Os arquivos retratam a barbárie do domínio nazista imposto a milhões de pessoas, em detalhes sumários, mas reveladores. Um arquivo registra a situação de Katrina, uma francesa detida pela Gestapo por "reclamar de ter sido involuntariamente esterilizada pelas autoridades depois de dar à luz um bastardo de cor".
Outro arquivo registra o que aconteceu com um banqueiro alemão enviado ao campo de concentração de Buchenwald, em 1937, depois de um informante tê-lo ouvido fazendo críticas ao regime nazista.
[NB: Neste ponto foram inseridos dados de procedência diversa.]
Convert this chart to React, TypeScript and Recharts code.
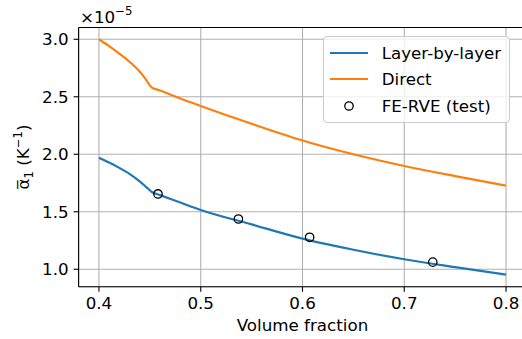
import React from 'react';
import {
  LineChart,
  Line,
  XAxis,
  YAxis,
  CartesianGrid,
  ReferenceLine,
  Legend,
  Label
} from 'recharts';

// values in units of 1e-5 K^-1
const VF_LAYER = [0.40, 0.41, 0.42, 0.43, 0.44, 0.447, 0.452, 0.46, 0.48, 0.50, 0.55, 0.60, 0.65, 0.70, 0.75, 0.80];
const ALPHA_LAYER = [1.97, 1.928, 1.882, 1.83, 1.765, 1.71, 1.672, 1.645, 1.58, 1.516, 1.39, 1.266, 1.17, 1.087, 1.018, 0.953];

const VF_DIRECT = [0.40, 0.41, 0.42, 0.43, 0.44, 0.445, 0.452, 0.46, 0.48, 0.50, 0.55, 0.60, 0.65, 0.70, 0.75, 0.80];
const ALPHA_DIRECT = [3.0, 2.94, 2.875, 2.805, 2.72, 2.665, 2.58, 2.555, 2.485, 2.42, 2.265, 2.12, 2.0, 1.898, 1.81, 1.727];

const VF_FE = [0.458, 0.537, 0.607, 0.728];
const ALPHA_FE = [1.655, 1.437, 1.278, 1.062];

const X_TICKS = [0.4, 0.5, 0.6, 0.7, 0.8];
const Y_TICKS = [1.0, 1.5, 2.0, 2.5, 3.0];

const SERIES_NAMES = ['Layer-by-layer', 'Direct', 'FE-RVE (test)'];

const FONT = '"DejaVu Sans", sans-serif';
const FS = 16.7;
const BLUE = '#1f77b4';
const ORANGE = '#ff7f0e';

const toPoints = (xs: number[], ys: number[]) => xs.map((x, i) => ({ x, y: ys[i] }));

const layerData = toPoints(VF_LAYER, ALPHA_LAYER);
const directData = toPoints(VF_DIRECT, ALPHA_DIRECT);
const feData = toPoints(VF_FE, ALPHA_FE);

const Y_MIN = 0.8475;
const Y_MAX = 3.1025;

const CustomLegend = ({ payload }: any) => {
  if (!payload) return null;
  // keep the order in which the series are plotted
  const items = [...payload].sort(
    (a: any, b: any) => SERIES_NAMES.indexOf(a.value) - SERIES_NAMES.indexOf(b.value)
  );
  return (
    <div
      style={{
        fontFamily: FONT,
        fontSize: FS,
        background: 'rgba(255,255,255,0.8)',
        border: '1px solid #cccccc',
        borderRadius: 4,
        padding: '3px 8px 3px 6px',
        boxSizing: 'border-box'
      }}
    >
      {items.map((entry: any, index: number) => (
        <div key={`leg-${index}`} style={{ display: 'flex', alignItems: 'center', height: 26.3 }}>
          <svg width={38} height={12} style={{ marginRight: 14 }}>
            {entry.type === 'circle' ? (
              <circle cx={19} cy={6} r={4.2} fill="none" stroke="#000" strokeWidth={1.3} />
            ) : (
              <line x1={0} y1={6} x2={38} y2={6} stroke={entry.color} strokeWidth={2.2} />
            )}
          </svg>
          <span style={{ color: '#000', whiteSpace: 'nowrap' }}>{entry.value}</span>
        </div>
      ))}
    </div>
  );
};

const AxisTexts = () => (
  <g fontFamily={FONT} fill="#000">
    <text x={80} y={23.3} fontSize={FS}>
      ×10
      <tspan fontSize={11.7} dy={-8}>−5</tspan>
    </text>
    <text
      x={29}
      y={157}
      fontSize={FS}
      textAnchor="middle"
      transform="rotate(-90, 29, 157)"
    >
      α̅
      <tspan fontSize={11.7} dy={4}>1</tspan>
      <tspan dy={-4}> (K</tspan>
      <tspan fontSize={11.7} dy={-7}>−1</tspan>
      <tspan dy={7}>)</tspan>
    </text>
  </g>
);

export default function App() {
  return (
    <div
      style={{
        position: 'fixed',
        left: 0,
        top: 0,
        width: 522,
        height: 339,
        overflow: 'hidden',
        background: '#fff'
      }}
    >
      <LineChart
        width={540}
        height={339}
        margin={{ top: 27.5, right: 13.6, left: 0, bottom: 0 }}
        style={{ fontFamily: FONT }}
      >
        <CartesianGrid stroke="#b0b0b0" strokeWidth={1.1} />
        <XAxis
          dataKey="x"
          type="number"
          domain={[0.38, 0.82]}
          ticks={X_TICKS}
          tickFormatter={(v: number) => v.toFixed(1)}
          allowDataOverflow
          height={52.2}
          stroke="#000"
          strokeWidth={1.1}
          tickSize={5}
          tickMargin={5}
          tick={{ fill: '#000', fontSize: FS, fontFamily: FONT }}
        >
          <Label
            value="Volume fraction"
            position="insideBottom"
            offset={8}
            style={{ fill: '#000', fontSize: FS, fontFamily: FONT }}
          />
        </XAxis>
        <YAxis
          type="number"
          domain={[Y_MIN, Y_MAX]}
          ticks={Y_TICKS}
          tickFormatter={(v: number) => v.toFixed(1)}
          allowDataOverflow
          width={78.6}
          stroke="#000"
          strokeWidth={1.1}
          tickSize={5}
          tickMargin={5}
          tick={{ fill: '#000', fontSize: FS, fontFamily: FONT }}
        >
          <Label content={() => <AxisTexts />} />
        </YAxis>
        <ReferenceLine y={Y_MAX} stroke="#000" strokeWidth={1.1} />
        <Line
          data={layerData}
          dataKey="y"
          name={SERIES_NAMES[0]}
          type="monotone"
          stroke={BLUE}
          strokeWidth={2.2}
          dot={false}
          activeDot={false}
          legendType="line"
          isAnimationActive={false}
        />
        <Line
          data={directData}
          dataKey="y"
          name={SERIES_NAMES[1]}
          type="monotone"
          stroke={ORANGE}
          strokeWidth={2.2}
          dot={false}
          activeDot={false}
          legendType="line"
          isAnimationActive={false}
        />
        <Line
          data={feData}
          dataKey="y"
          name={SERIES_NAMES[2]}
          stroke="none"
          dot={{ r: 4.2, fill: 'none', stroke: '#000', strokeWidth: 1.3 }}
          activeDot={false}
          legendType="circle"
          isAnimationActive={false}
        />
        <Legend
          layout="horizontal"
          verticalAlign="middle"
          align="center"
          content={<CustomLegend />}
          wrapperStyle={{ left: 322.7, top: 36, width: 'auto', height: 'auto' }}
        />
      </LineChart>
    </div>
  );
}
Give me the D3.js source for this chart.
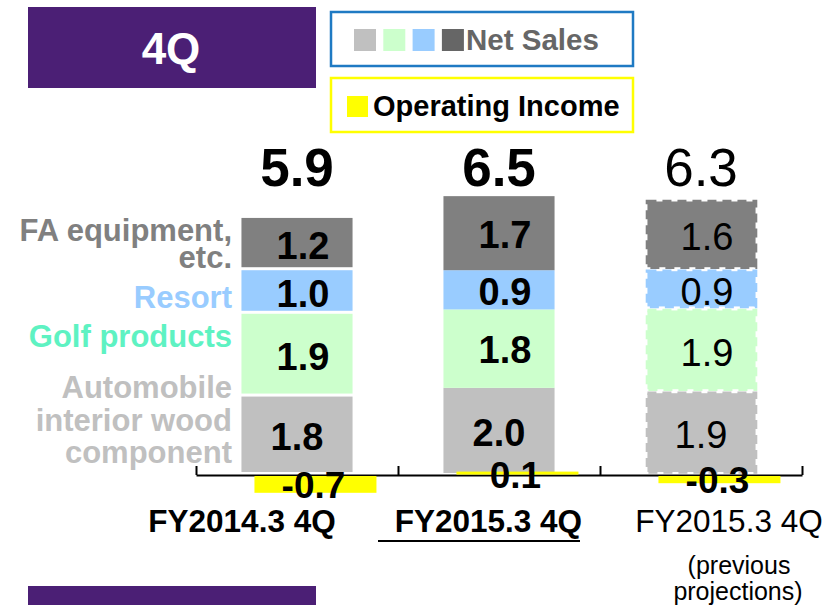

Em 1944, ele levou "25 chicotadas por preguiça" e, depois de ter sido submetido a interrogatório, "perdeu todos os dentes da boca".
Há, também, a história de uma enfermeira de 31 anos forçada a usar a "estrela de Davi" preta e amarela que declarava sua condição de "maculada pela raça judaica". Seu arquivo ressalta: "A mulher é metade judia e vive com o namorado ariano. Ela admite que eles já tiveram relações sexuais". A mulher desapareceu depois de ser enviada ao campo de concentração de Ravensbrück.
Desde 1945, a Cruz Vermelha vem utilizando os arquivos de Bad Arolsen para responder a mais de 11 milhões de pedidos de informação, vindos de 62 países, sobre o paradeiro de pessoas desaparecidas sob o governo nazista. Apenas no ano passado foram mais de 150 mil solicitações de informação.
Mais recentemente, os registros foram usados para ajudar as vítimas do trabalho escravo a pedir indenização. Alguns conseguiram registrar esses pedidos apenas porque os registros dos prisioneiros submetidos a tratamento antipiolhos nos campos possibilitaram sua identificação.
Além de fornecer detalhes históricos tenebrosos sobre o período nazista, grupos judaicos dizem que os arquivos vão fornecer um antídoto poderoso à ação dos setores que negam que o Holocausto tenha acontecido.
Israel Singer, do Conselho Judaico Mundial, declarou: "Os milhões de documentos escritos que comprovam o massacre nazista dos judeus estarão abertos aos pesquisadores. É um golpe contra os que negam o Holocausto".